While there's a part of me that wants to credit the ministries portrayed that place such high value on children as being valuable, unique human beings, I do not beleive these organizations truly value children as children. Something I love so much about C.S. Lewis' Chronicles of Narnia is that when the children enter Narnia, their child-ness is ennobled. They become both very young and very old at the same time. They never become adult-like, but rather, the clarity of love, innocence and deep feeling that mark childhood, become even stronger traits as the children take courageous, unselfish risks on behalf of others.

This is what I thought of during Jesus Camp when Rachael (maybe 9) walks up to a young woman at a bowling alley and tells her that she felt God telling her to go talk to her. We watch Rachael choke over her words, fidget forcefully and stammer awkwardly and she gives the twenty-something in a hot pink tank top a salvation tract. My heart felt such empathy and humility watching this little go girl so bravely over to a stranger, facing rejection for the sake of telling someone God loved them.
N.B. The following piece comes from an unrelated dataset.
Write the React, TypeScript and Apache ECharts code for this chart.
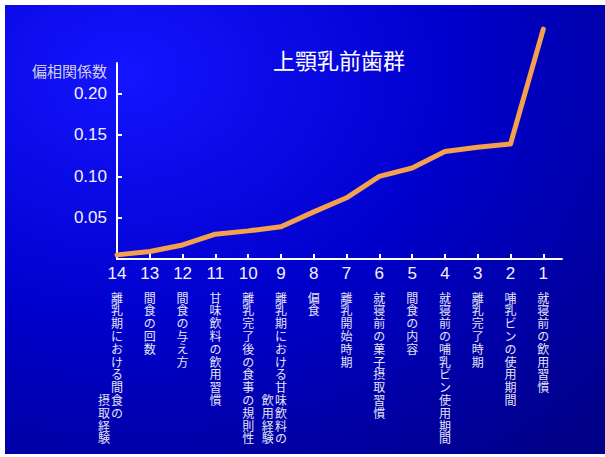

But at the same time I felt sorrow at the futility of Rachael having any real offering other than memorized phrases and a printed booklet. She literally could not get a sentence out without gasping for breath and stuttering. These weren't her words. Her heart appears in the motion to go over to someone, but the second she speaks, her courageous childlike heart is strangled by her having been conditioned to use a logic not her own. The fear she displayed was a much stronger message then the words she tried to say. The second she tried to speak, it was as if Rachael disappeared, and you could instead see the specters of the adults who gave her these words as well as this mission. Rachael's words throughout the film come out in distorted bursts of rhetoric, as if she's trying to cheerlead herself into believing she believes what she's saying. I saw a pure heart becoming schizophrenically mangled by the confusing demand that she be a dynamic spiritual prophet, rather than a child.

I saw 10 year-old Tory talk about how she knows people can tell when she's dancing for the flesh instead of for God. That a little girl should have to fear being seen enjoying how it feels to dance with her body causes a sorrow in me that I can only describe in terms of being punched in the stomach. I can only imagine how God feels.

When a guest speaker at the camp is putting red tape over the children's mouths for a pro-life intercession, he tells the boy in front of him, "Joseph, you might lead the country one day, truly." To the girl after Joseph he says, "Alison, you look great with that tape on your mouth." And more than anything, that's what comes across. These children's voices, (particularly the girls) are silenced and replaced with someone else's vehement demands. While I can't find the words I really want here, it's enough to say that this film made me yearn for a faith that blesses children as children, and not as weapons, mouthpieces or billboards. May they not struggle to repeat words we've taught them, but rather, speak freely from their own hearts what they know of love. May they know that their voices, their thoughts and their dances are beautiful in the eyes of God, and in our eyes as well.